NBA Players Association executive director Billy Hunter has been placed on a leave of absence. / Seth Wenig AP
Billy Hunter, executive director of the National Basketball Players Association since 1996, has been placed on indefinite leave by the union's executive committee and appears to be on his way out permanently.
The decision, announced by NBPA president Derek Fisher in a statement Friday morning, comes in the wake of an internal investigation by the law firm, Paul, Weiss, Rifkind, Wharton & Garrison, that called Hunter's business practices into question following the NBA lockout in 2012. NBPA attorney Ron Klempner has been placed in Hunter's position on an interim basis "until further decisions can be made," according to the statement.
Hunter's current contract - which the investigation indicated was not ratified in accordance with the bylaws of the union and is thus not valid - runs through 2015 with an option for Hunter to extend through 2016 and an executive committee option to extend through 2017. He currently earns $3 million annually.

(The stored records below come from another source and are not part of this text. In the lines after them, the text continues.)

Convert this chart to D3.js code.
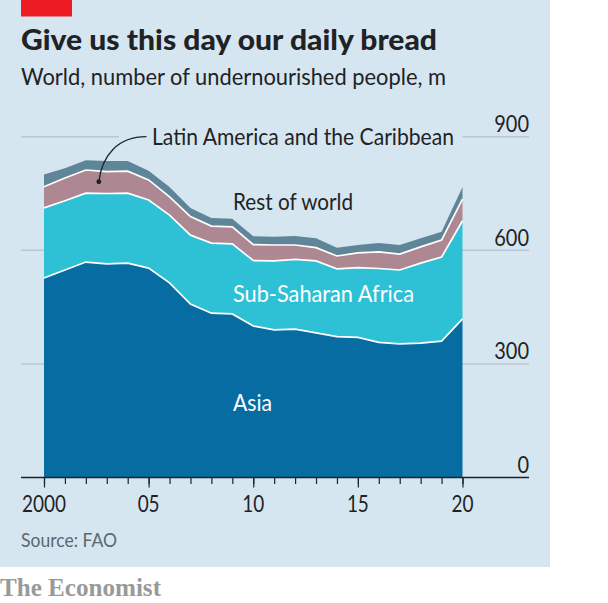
<!DOCTYPE html>
<html>
<head>
<meta charset="utf-8">
<script src="https://cdn.jsdelivr.net/npm/d3@7"></script>
<style>
html, body { margin: 0; padding: 0; background: #fff; }
svg { display: block; font-family: Lato, sans-serif; }
</style>
</head>
<body>
<div id="chart"></div>
<script>
// data, millions of people
var years = d3.range(2000, 2021);
var asia = [527, 548, 569, 564, 566, 553, 514, 458, 434, 432, 400, 390, 392, 382, 372, 370, 357, 353, 355, 360, 419];
var subSaharanAfrica = [185, 183, 182, 186, 185, 180, 179, 182, 185, 185, 173, 182, 184, 190, 179, 184, 195, 195, 211, 222, 259];
var latinAmerica = [56, 60, 61, 58, 58, 53, 48, 49, 45, 45, 42, 42, 38, 35, 34, 39, 44, 42, 43, 45, 57];
var restOfWorld = [32, 26, 26, 28, 27, 24, 26, 23, 21, 21, 22, 22, 24, 25, 22, 21, 23, 24, 23, 22, 32];
var seriesKeys = ['asia', 'ssa', 'latam', 'rest'];
var seriesColours = ['#076ca1', '#2ec1d5', '#ad8792', '#5f8698'];
var yTicks = [0, 300, 600, 900];
var xLabelled = [2000, 2005, 2010, 2015, 2020];

var width = 608, height = 603;
var svg = d3.select('#chart').append('svg').attr('width', width).attr('height', height);

var x = d3.scaleLinear().domain([2000, 2020]).range([44, 462.5]);
var y = d3.scaleLinear().domain([0, 900]).range([477.5, 136.7]);
var ink = '#1f2326';

// fits a label to its measured width, the original face is narrower than Lato
function label(str, left, base, size, len, opts) {
    opts = opts || {};
    return svg.append('text')
        .attr('x', left)
        .attr('y', base)
        .attr('font-size', size)
        .attr('font-weight', opts.weight || 400)
        .attr('font-family', opts.family || null)
        .attr('fill', opts.fill || ink)
        .attr('textLength', len)
        .attr('lengthAdjust', 'spacingAndGlyphs')
        .text(str);
}

// panel
svg.append('rect').attr('width', 550).attr('height', 567).attr('fill', '#d6e6f0');
svg.append('rect').attr('x', 21).attr('width', 51).attr('height', 16.5).attr('fill', '#ed1c24');

label('Give us this day our daily bread', 21, 50, 29, 416, {weight: 900});
label('World, number of undernourished people, m', 21, 85, 24, 425);

// gridlines
svg.append('g').selectAll('line')
    .data(yTicks.filter(function (d) { return d > 0; }))
    .enter().append('line')
    .attr('x1', 21).attr('x2', 529)
    .attr('y1', function (d) { return y(d); })
    .attr('y2', function (d) { return y(d); })
    .attr('stroke', '#b8c7d1')
    .attr('stroke-width', 1.5);

// clear the 900 line behind the long label
svg.append('rect')
    .attr('x', 119).attr('width', x(2020) - 119)
    .attr('y', y(900) - 2).attr('height', 4)
    .attr('fill', '#d6e6f0');

// stacked areas
var table = years.map(function (yr, i) {
    return {year: yr, asia: asia[i], ssa: subSaharanAfrica[i], latam: latinAmerica[i], rest: restOfWorld[i]};
});
var stacked = d3.stack().keys(seriesKeys)(table);

var area = d3.area()
    .x(function (d) { return x(d.data.year); })
    .y0(function (d) { return y(d[0]); })
    .y1(function (d) { return y(d[1]); });
var topLine = d3.line()
    .x(function (d) { return x(d.data.year); })
    .y(function (d) { return y(d[1]); });

svg.append('g').selectAll('path')
    .data(stacked)
    .enter().append('path')
    .attr('d', area)
    .attr('fill', function (d, i) { return seriesColours[i]; });

svg.append('g').selectAll('path')
    .data(stacked.slice(0, 3))
    .enter().append('path')
    .attr('d', topLine)
    .attr('fill', 'none')
    .attr('stroke', '#fff')
    .attr('stroke-width', 1.7);

// x axis
var axisMajor = d3.axisBottom(x).tickValues(xLabelled).tickSize(10).tickFormat('');
var axisMinor = d3.axisBottom(x).tickValues(years).tickSize(6.5).tickFormat('');

var gMinor = svg.append('g').attr('transform', 'translate(0,' + y(0) + ')').call(axisMinor);
gMinor.select('.domain').remove();
gMinor.selectAll('line').attr('stroke', ink).attr('stroke-width', 1.2);

var gMajor = svg.append('g').attr('transform', 'translate(0,' + y(0) + ')').call(axisMajor);
gMajor.select('.domain').remove();
gMajor.selectAll('line').attr('stroke', ink).attr('stroke-width', 1.2);
gMajor.selectAll('text').remove();

xLabelled.forEach(function (d) {
    var str = d === 2000 ? '2000' : d3.format('02d')(d % 100);
    var w = str.length * 11;
    label(str, x(d) - w / 2, 511.7, 24, w);
});

svg.append('line')
    .attr('x1', 21).attr('x2', 529)
    .attr('y1', y(0)).attr('y2', y(0))
    .attr('stroke', ink).attr('stroke-width', 1.6);

// y labels
yTicks.forEach(function (d) {
    var str = String(d);
    var w = str.length * 11.6;
    label(str, 529 - w, y(d) - 4.6, 24, w);
});

// series labels
label('Latin America and the Caribbean', 152, 145, 24, 302);
label('Rest of world', 233, 210, 24, 120);
label('Sub-Saharan Africa', 233, 302, 24, 181, {fill: '#fff'});
label('Asia', 233, 411, 24, 39, {fill: '#fff'});

// leader for Latin America, anchored inside its band
var dotYear = 2002.62, dotValue = 781;
var leader = d3.path();
leader.moveTo(146.5, y(900));
leader.bezierCurveTo(118, y(900), 102, 155, x(dotYear), y(dotValue));
svg.append('path').attr('d', leader.toString()).attr('fill', 'none').attr('stroke', ink).attr('stroke-width', 1.3);
svg.append('circle').attr('cx', x(dotYear)).attr('cy', y(dotValue)).attr('r', 2.4).attr('fill', ink);

// footer
label('Source: FAO', 21, 546.7, 19.5, 96, {fill: '#5c6870'});
label('The Economist', 0, 595.7, 25, 161, {weight: 700, family: '"Liberation Serif", serif', fill: '#999'});
</script>
</body>
</html>
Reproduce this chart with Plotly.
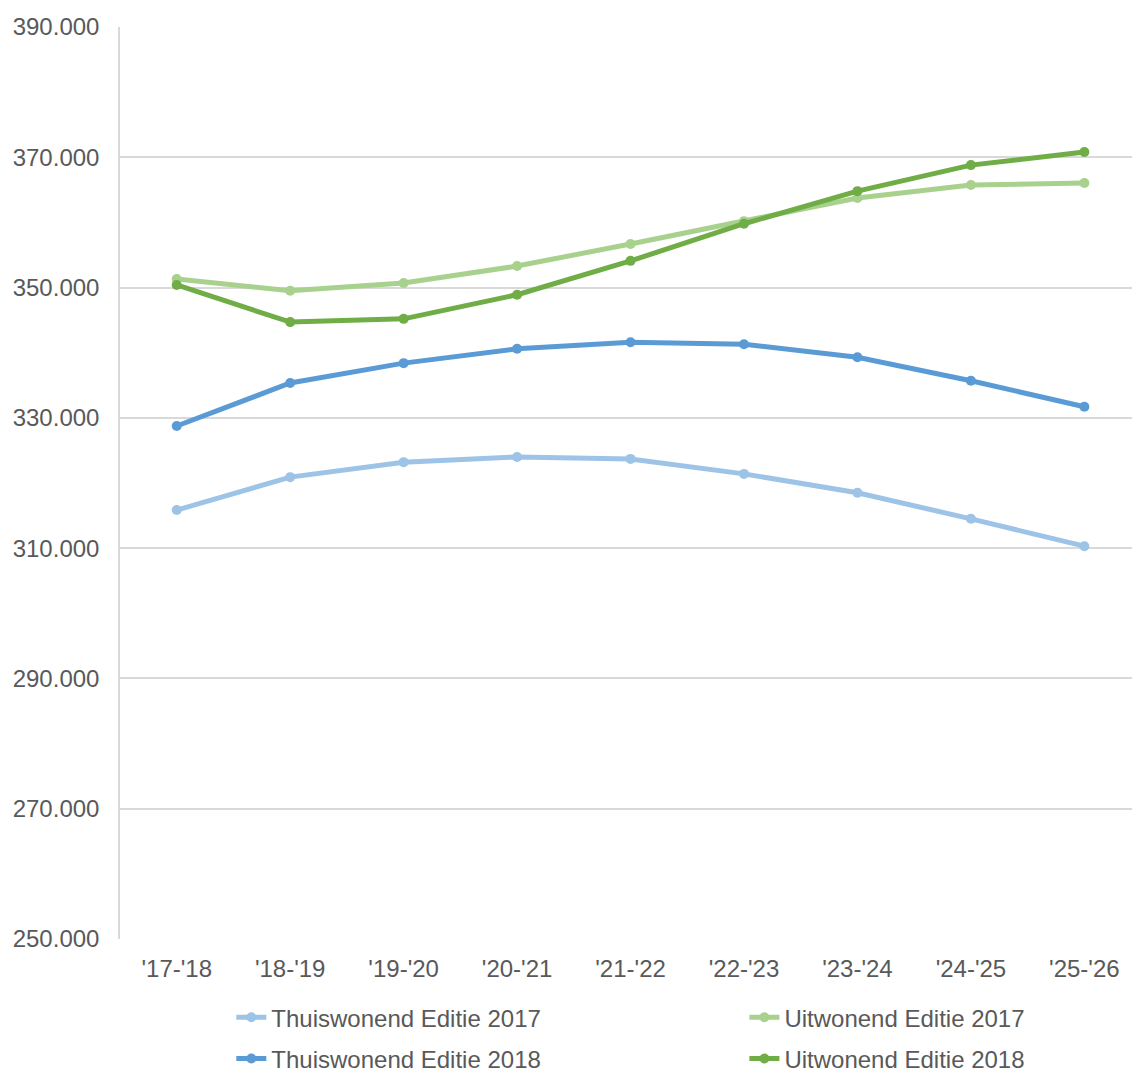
import plotly.graph_objects as go

# Data
years = ["'17-'18", "'18-'19", "'19-'20", "'20-'21", "'21-'22",
         "'22-'23", "'23-'24", "'24-'25", "'25-'26"]

thuis_2017 = [315850, 320900, 323200, 324000, 323700, 321400, 318500, 314500, 310300]
uit_2017 = [351300, 349500, 350700, 353300, 356700, 360200, 363750, 365750, 366050]
thuis_2018 = [328750, 335350, 338400, 340600, 341600, 341300, 339300, 335700, 331700]
uit_2018 = [350400, 344700, 345200, 348900, 354100, 359800, 364800, 368800, 370800]

# name, values, colour, which legend column
series = [
    ('Thuiswonend Editie 2017', thuis_2017, '#9dc3e6', 'legend'),
    ('Uitwonend Editie 2017', uit_2017, '#a9d18e', 'legend2'),
    ('Thuiswonend Editie 2018', thuis_2018, '#5b9bd5', 'legend'),
    ('Uitwonend Editie 2018', uit_2018, '#70ad47', 'legend2'),
]

fig = go.Figure()

for name, vals, color, leg in series:
    fig.add_trace(go.Scatter(
        x=years, y=vals, name=name, mode='lines+markers',
        line=dict(color=color, width=5),
        marker=dict(color=color, size=10),
        legend=leg, legendgroup=name
    ))

legend_style = dict(
    orientation='v', yanchor='top', xanchor='left',
    font=dict(size=24, color='#595959'),
    tracegroupgap=7, bgcolor='rgba(0,0,0,0)'
)

fig.update_layout(
    width=1132, height=1072,
    margin=dict(l=120, r=0, t=27, b=133, autoexpand=False),
    plot_bgcolor='white', paper_bgcolor='white',
    separators=',.',
    font=dict(family='Liberation Sans, Arial, sans-serif', size=24, color='#595959'),
    xaxis=dict(
        range=[-0.5, 8.42],
        showgrid=False, showline=False, ticks='',
        ticklabelstandoff=13,
        tickfont=dict(size=24, color='#595959')
    ),
    yaxis=dict(
        range=[250000, 390000], tick0=250000, dtick=20000, tickformat=',.0f',
        showgrid=True, gridcolor='#d9d9d9', gridwidth=1.5,
        showline=True, linecolor='#d9d9d9', linewidth=1.5,
        zeroline=False, ticks='', ticklabelstandoff=14,
        tickfont=dict(size=24, color='#595959')
    ),
    legend=dict(x=0.110, y=-0.0616, **legend_style),
    legend2=dict(x=0.617, y=-0.0616, **legend_style),
    showlegend=True
)

fig.write_html("out.html", config={'displayModeBar': False},
               post_script="document.body.style.margin='0';")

"Unfortunately, it appears that Union management has lost sight of the NBPA's only task, to serve the best interests of their membership," Fisher, who currently does not play for an NBA team, said in the statement. "This is the reason I called for a review almost a year ago. The findings of that review confirm this unfortunate truth and we must now move forward as players.
"Immediate change is necessary and I, along with the Committee Members, are committed to driving the process as difficult as it may be. We ask for the cooperation, trust and patience of the players, their representatives and some of our hard working NBPA staff as we navigate through this situation. But rest assured that our goal is to do what is right for the players and we will emerge stronger than before."
Despite vacancies in seven of the nine spots on the executive committee, voting on the positions was expected to take place at All-Star weekend in Houston later this month, Fisher said an interim executive committee was formed in accordance with the NBPA's bylaws that includes all five active members from the previous committee. In addition to Fisher and San Antonio's Matt Bonner, then, the committee is believed to include the Clippers' Chris Paul, the Miami Heat's James Jones and the New Orleans Hornets' Roger Mason.
But Hunter indicated in a statement from his lawyer that he doesn't agree with the decision and will be fighting it.
"I am deeply troubled by the lack of fundamental fairness shown my client by a group whose authority to take such action is highly questionable," his attorney, Thomas Ashley, wrote. "The act of placing my client on administrative leave is not supported in either the Constitution or Bylaws of the NBPA. Furthermore, Mr. Hunter was not given any opportunity to respond to the Paul, Weiss report prior to the time that a decision was made to place him on administrative leave.
"Simply said, he was never given an opportunity to defend himself or refute the allegations made in the report. In addition to making governance reforms consistent with the report, Mr. Hunter has spoken to various teams and Player Representatives thus refuting the ridiculous suggestion that he was unresponsive to his membership. We believe his contract is valid and we will soon offer a comprehensive rebuttal and explanation with respect to the allegations mentioned in the letter and report."
Hunter, still the focus of ongoing criminal and civil investigations by the U.S. Department of Labor and U.S. Attorney's Office for the Southern District of New York, made last-ditch attempts to fix his situation recently. He announced on Wednesday that reforms would be made to address the many accusations he faced, among them that he was guilty of nepotism.
He fired his daughter, Robyn Hunter, and daughter-in-law, Megan Inaba, from their positions within the NBPA, and cut ties with the financial firm, Prim Capital, that had done extensive business with the union and employs his son, Todd.